On August 28, 2021, the Jaguars traded Minshew to the Philadelphia Eagles in exchange for a conditional sixth-round pick in the 2022 NFL Draft; in a corresponding move, the Eagles released quarterback Nick Mullens.[107] Minshew made his first start of the 2021 season in Week 13, after starting quarterback Jalen Hurts was sidelined with an ankle injury. Facing the New York Jets, Minshew completed 20 of 25 passes for 242 yards and two touchdowns, lifting the Eagles to a 33–18 finish. He had a perfect 158.3 quarterback rating through the first half of the game, and tied Donovan McNabb with a 93.3 percent first-half completion rate, the highest by an Eagles quarterback in 30 years.[108] Following that game, Minshew asked Nick Sirianni if he could become the Eagles' starting quarterback over Hurts, a request that Sirianni denied. In response, Minshew decided he was "going to do everything [he] can to put [him]self in that position at some point".[109] Hurts' ankle injury recovered over the Eagles' subsequent bye week, and Minshew returned to the backup role for the Eagles' Week 15 game against the Washington Football Team.[110] Minshew was asked to start again in the Eagles' regular-season finale against the rival Dallas Cowboys, giving Hurts an opportunity to rest before the 2021–22 NFL playoffs began the following week.[111] Passing primarily to other reserve players on a roster that had been diminished by COVID-19 protocols, Minshew threw 19 of 33 for 186 yards, with two touchdowns and an interception, while the Eagles lost 51–26 to the Cowboys.[112]

NFL career statistics

Year Team Games Passing Rushing Sacks Fumbles
GP GS Record Cmp Att Pct Yds Avg TD Int Rtg Att Yds Avg TD Sck SckY Fum Lost
2019 JAX 14 12 6–6 285 470 60.6 3,271 7.0 21 6 91.2 67 344 5.1 0 33 184 13 7
2020 JAX 9 8 1–7 216 327 66.1 2,259 6.9 16 5 95.9 29 153 6.9 1 27 147 5 4
2021 PHI 4 2 1–1 41 60 68.3 439 7.3 4 1 104.8 9 21 2.3 0 5 31 1 0
Career 27 22 8–14 542 857 63.2 5,969 7.0 41 12 93.9 105 518 4.9 1 65 362 19 11

Records

Jacksonville Jaguars

Awards and honors

Award Year Ref.
NJCAA
NJCAA National Football Champion 2015 [20]
MACJC All-State Football First-Team 2015 [21]
NJCAA All-American honorable mention 2015 [22]
NCAA
Alamo Bowl championship 2018 [61]
Alamo Bowl Offensive MVP 2018 [61]
All-Pac-12 First Team 2018 [64]
Pac-12 Offensive Player of the Year 2018 [65]
Johnny Unitas Golden Arm Award 2018 [66]

Personal life

Minshew was named after his father, Gardner Flint Minshew, a fact that most fans and sportswriters did not initially realize because the elder Minshew is often referred to by his middle name.[114][115] He goes by "Minshew II" rather than "Minshew Jr." at his mother's request, as she did not want her son to be nicknamed "Junior" or "Bubba".[116] His grandfather originally wanted Minshew to be named Beowulf, after the Old English hero, but his parents rejected the idea.[14]

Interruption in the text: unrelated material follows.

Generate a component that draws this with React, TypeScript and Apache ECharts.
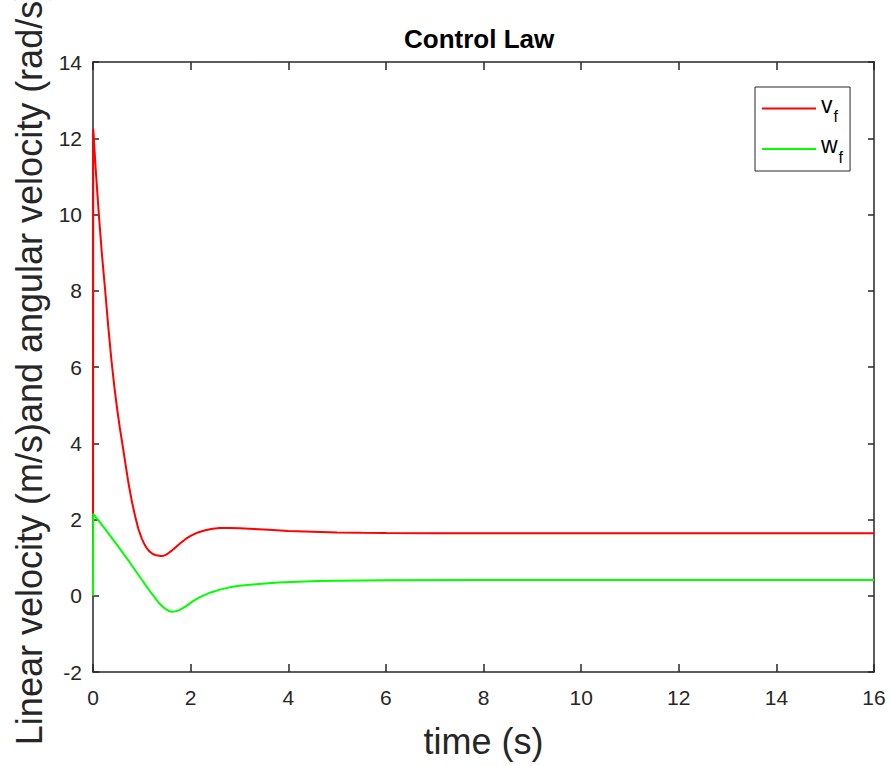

Outside of football, Minshew is known for his distinctive physical appearance and exercise habits, which have generated several nicknames. He began growing his signature Fu Manchu-style mustache at East Carolina, and it has been adopted by Minshew's fans, some of whom wear fake mustaches to his NFL games.[117][118] During his tenure with Jacksonville, he also had a distinctive mullet, which he cut off after the 2020 season.[119][120] This appearance awarded Minshew the nickname "Uncle Rico", based on the similarly-styled character from the 2004 film Napoleon Dynamite.[121][122] His decision to wear aviator sunglasses and a flight jacket before his first game at Lincoln Financial Field also drew comparisons to the film Top Gun.[123][124] Minshew was also given the nickname "Jock Strap King" by Jacksonville running back Leonard Fournette, after the quarterback's propensity for exercising in nothing but the eponymous underwear.[125] The pornographic video service CamSoda once offered Minshew a one-million-dollar endorsement deal based on his exercise habit.[126]

While playing for Northwest Mississippi, Minshew had a cameo appearance in the Netflix documentary miniseries Last Chance U. The film featured the college football program at East Mississippi, whose defeat of Minshew and Northwest Mississippi was featured in the series.[127]